First examples of non-abelian quotients of the Grothendieck-Teichmueller group that receive surjective homomorphisms from the absolute Galois group of rational numbers

Abstract: Many challenging questions about the Grothendieck-Teichmueller group, $GT$, are motivated by the fact that this group receives the injective homomorphism (called the Ihara embedding) from the absolute Galois group, $G_Q$, of rational numbers. Although the question about the surjectivity of the Ihara embedding is a very challenging problem, in this paper, we construct a family of finite non-abelian quotients of $GT$ that receive surjective homomorphisms from $G_Q$. We also assemble these finite quotients into an infinite (non-abelian) profinite quotient of $GT$. We prove that the natural homomorphism from $G_Q$ to the resulting profinite group is also surjective.
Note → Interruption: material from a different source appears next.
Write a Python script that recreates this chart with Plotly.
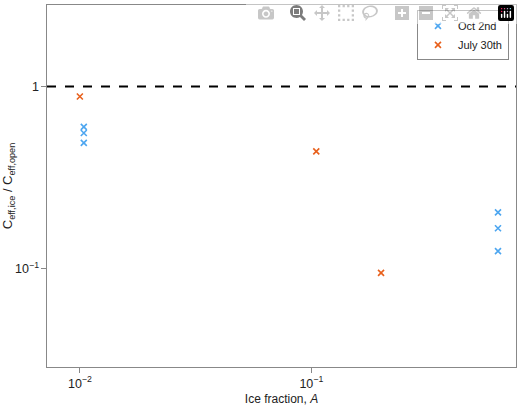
import plotly.graph_objects as go

oct_x = [0.0104, 0.0104, 0.0104, 0.64, 0.64, 0.64]
oct_y = [0.60, 0.555, 0.49, 0.204, 0.167, 0.125]
jul_x = [0.01, 0.105, 0.2]
jul_y = [0.88, 0.44, 0.095]

fig = go.Figure()
fig.add_trace(go.Scatter(x=oct_x, y=oct_y, mode="markers", name="Oct 2nd",
                         marker=dict(symbol="x-thin", size=6, color="#4da6f0", line=dict(width=1.6, color="#4da6f0"))))
fig.add_trace(go.Scatter(x=jul_x, y=jul_y, mode="markers", name="July 30th",
                         marker=dict(symbol="x-thin", size=6, color="#e8601c", line=dict(width=1.6, color="#e8601c"))))
fig.add_shape(type="line", xref="paper", x0=0, x1=1, y0=1, y1=1, line=dict(color="black", width=2, dash="dash"))
ax = dict(type="log", showgrid=False, showline=True, linecolor="#888", mirror=True, ticks="outside",
          tickcolor="#888", zeroline=False, exponentformat="power", dtick=1, tickfont=dict(size=10))
fig.update_layout(
    autosize=True, margin=dict(l=47, r=3, t=5, b=37),
    plot_bgcolor="white", paper_bgcolor="white",
    font=dict(family="Liberation Sans, Arial", size=11, color="#222"),
    xaxis=dict(ax, range=[-2.142, -0.116], title=dict(text="Ice fraction, <i>A</i>", standoff=5, font=dict(size=12))),
    yaxis=dict(ax, range=[-1.538, 0.446], title=dict(text="C<sub>eff,ice</sub> / C<sub>eff,open</sub>", standoff=3, font=dict(size=13))),
    legend=dict(x=0.985, y=0.985, xanchor="right", yanchor="top", bordercolor="#888", borderwidth=1,
                bgcolor="white", font=dict(size=11), itemwidth=30),
    showlegend=True,
)
html = fig.to_html(include_plotlyjs=True, full_html=True, default_width="100vw", default_height="100vh")
html = html.replace("<head>", "<head><style>html,body{margin:0;padding:0;overflow:hidden;}</style>", 1)
with open("out.html", "w") as f:
    f.write(html)
fig.write_html  # figure written above via to_html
We give an explicit description of this profinite group. To achieve these goals, we used the groupoid $GTSh$ of $GT$-shadows for the gentle version of the Grothendieck-Teichmueller group. This groupoid was introduced in the paper by the second author and J. Guynee and the set $Ob(GTSh)$ of objects of $GTSh$ is a poset of certain finite index normal subgroups of the Artin braid group on 3 strands. We introduce a sub-poset $Dih$ of $Ob(GTSh)$ related to the family of dihedral groups and call it the dihedral poset. We show that each element $K$ of $Dih$ is the only object of its connected component in $GTSh$. Using the surjectivity of the cyclotomic character, we prove that, if the order of the dihedral group corresponding to $K$ is a power of 2, then the natural homomorphism from $G_Q$ to the finite group $GTSh(K, K)$ is surjective. We introduce the Lochak-Schneps conditions on morphisms of $GTSh$ and prove that each morphism of $GTSh$ with the target $K$ in $Dih$ satisfies the Lochak-Schneps conditions. Finally, we conjecture that the natural homomorphism from $G_Q$ to the finite group $GTSh(K, K)$ is surjective for every object $K$ of the dihedral poset.